• EXERCISE: Skip the pictures. Reproduce all other material exactly.

.....

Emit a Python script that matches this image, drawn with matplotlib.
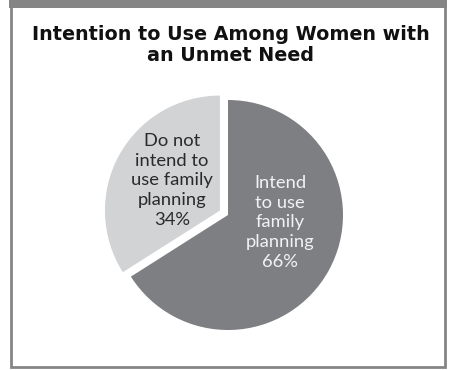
import matplotlib
matplotlib.use("Agg")
import matplotlib.pyplot as plt
from matplotlib.patches import Rectangle

# Data
categories = ["Intend\nto use\nfamily\nplanning", "Do not\nintend to\nuse family\nplanning"]
shares = [66, 34]
colors = ["#7e7f83", "#d2d3d5"]
text_colors = ["#f2f2f2", "#2a2a2a"]
title = "Intention to Use Among Women with\nan Unmet Need"

W, H = 449, 370
fig = plt.figure(figsize=(W / 100, H / 100), dpi=100)
fig.patch.set_facecolor("white")

def fx(px):
    return px / W

def fy(py):
    return 1 - py / H

frame_color = "#858585"
# top band
fig.add_artist(Rectangle((fx(9), fy(7.5)), fx(438), 7.5 / H, transform=fig.transFigure,
                         facecolor=frame_color, edgecolor="none", zorder=0))
# side and bottom rules
fig.add_artist(Rectangle((fx(11.2), fy(366.5)), fx(444.8 - 11.2), (366.5 - 5) / H,
                         transform=fig.transFigure, facecolor="none",
                         edgecolor=frame_color, linewidth=2.0, zorder=0))

ax = fig.add_axes([0, 0, 1, 1])
ax.set_axis_off()

r_px = 115.0
cx, cy = 228.0, 215.0
wedges, _ = ax.pie(shares, colors=colors, startangle=90, counterclock=False,
                   explode=[0, 0.08], radius=1.0,
                   wedgeprops=dict(linewidth=0))
ax.set_aspect("auto")
ax.set_xlim(-cx / r_px, (W - cx) / r_px)
ax.set_ylim(-(H - cy) / r_px, cy / r_px)

label_pos = [(0.452, -0.065), (-0.487, 0.300)]
for cat, val, col, (lx, ly) in zip(categories, shares, text_colors, label_pos):
    ax.text(lx, ly, f"{cat}\n{val}%", ha="center", va="center", color=col,
            fontsize=13.2, family="Lato", linespacing=1.28)

fig.text(fx(231), fy(45), title, ha="center", va="center", fontsize=13.8,
         fontweight="bold", family="DejaVu Sans", linespacing=1.08, color="#111111")

fig.savefig("out.png", dpi=100)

.....

• SOLUTION TO THIS EXERCISE:
Emit a Python script that matches this image, drawn with matplotlib.
import matplotlib
matplotlib.use("Agg")
import matplotlib.pyplot as plt
from matplotlib.patches import Rectangle

# Data
categories = ["Intend\nto use\nfamily\nplanning", "Do not\nintend to\nuse family\nplanning"]
shares = [66, 34]
colors = ["#7e7f83", "#d2d3d5"]
text_colors = ["#f2f2f2", "#2a2a2a"]
title = "Intention to Use Among Women with\nan Unmet Need"

W, H = 449, 370
fig = plt.figure(figsize=(W / 100, H / 100), dpi=100)
fig.patch.set_facecolor("white")

def fx(px):
    return px / W

def fy(py):
    return 1 - py / H

frame_color = "#858585"
# top band
fig.add_artist(Rectangle((fx(9), fy(7.5)), fx(438), 7.5 / H, transform=fig.transFigure,
                         facecolor=frame_color, edgecolor="none", zorder=0))
# side and bottom rules
fig.add_artist(Rectangle((fx(11.2), fy(366.5)), fx(444.8 - 11.2), (366.5 - 5) / H,
                         transform=fig.transFigure, facecolor="none",
                         edgecolor=frame_color, linewidth=2.0, zorder=0))

ax = fig.add_axes([0, 0, 1, 1])
ax.set_axis_off()

r_px = 115.0
cx, cy = 228.0, 215.0
wedges, _ = ax.pie(shares, colors=colors, startangle=90, counterclock=False,
                   explode=[0, 0.08], radius=1.0,
                   wedgeprops=dict(linewidth=0))
ax.set_aspect("auto")
ax.set_xlim(-cx / r_px, (W - cx) / r_px)
ax.set_ylim(-(H - cy) / r_px, cy / r_px)

label_pos = [(0.452, -0.065), (-0.487, 0.300)]
for cat, val, col, (lx, ly) in zip(categories, shares, text_colors, label_pos):
    ax.text(lx, ly, f"{cat}\n{val}%", ha="center", va="center", color=col,
            fontsize=13.2, family="Lato", linespacing=1.28)

fig.text(fx(231), fy(45), title, ha="center", va="center", fontsize=13.8,
         fontweight="bold", family="DejaVu Sans", linespacing=1.08, color="#111111")

fig.savefig("out.png", dpi=100)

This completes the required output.